1. Take two people of opposite sexes.

2. Throw in a couple of cheesy romantic lines.

3. Season with a heartfelt but shallow monologue.

4. Fill with graphic sex scenes.

5. Sprinkle with a break-up/inevitable reconciliation

6. Bake in middle of oven for 45 mins at gas mark 5.

Nope, Lost in Translation is much more than that. From the way the two look at each other, the way they interact, make each other laugh. This is where you get the very real feeling that these characters are meant for each other. That they truly do feel for each other. Yet it is all done so deftly, so subtly, it makes you yearn for this kind of depth from all films. You wonder how any relationship in a block buster is going to convince you ever again. This film is a master class in human emotion, and how to project those feelings through film. Really if you were not moved in some way by this film then I strongly suggest that you stop watching American Teen Movies and Rom-Coms for a year. Go out, interact with people, watch weird, crap French films then once your brain has been reset to “Human” mode instead of “Ape like Moron” mode, come back, watch Lost in Translation again and if you still don’t like it, you’re a weird emotionless freak and you should perhaps look into a career in something like a professional hitman. Some people seem to have had a problem with the age difference between the two actors. Pish I say. It’s not the kind of film where a young actress has been cast because that’s what Hollywood does. Her youth is an irrelevance. The connection and the magic in this film lie in the emotional connection, not in the physical attraction. If you are too shallow to see past this, then perhaps you really shouldn’t watch grown-up’s films. Can I perhaps interest you in a Disney?

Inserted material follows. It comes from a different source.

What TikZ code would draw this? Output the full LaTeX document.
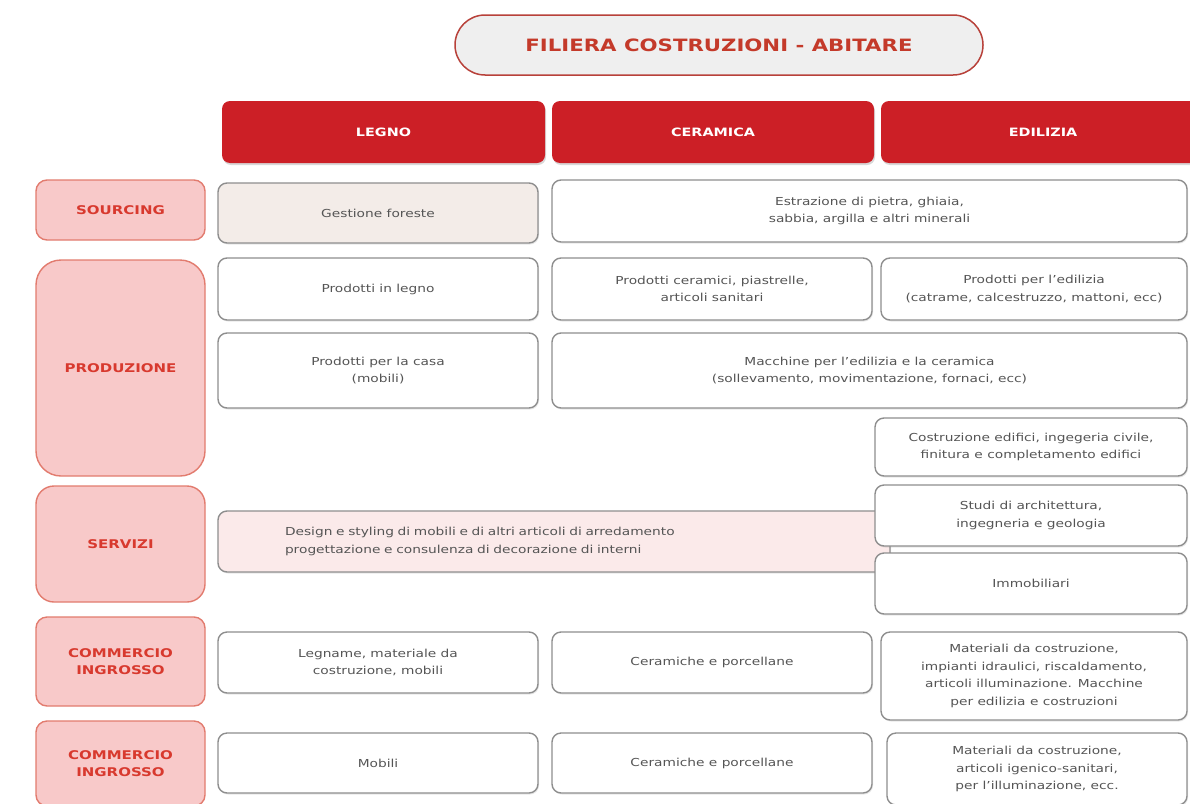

I don’t want to talk about what actually happens scene by scene as I feel that would distil the enjoyment for those who have not yet watched. Suffice to say that if you are willing to invest some time and attention to a totally different American movie experience, and are mature enough to realise that love is not bound by such vacuous notions as appearance, age etc, then spend some time in a weird and wonderful Japan with Bill and Scarlet. You won’t be disappointed.  Oh and don’t dare ask what the last line of the film is. Just use your freaking imagination.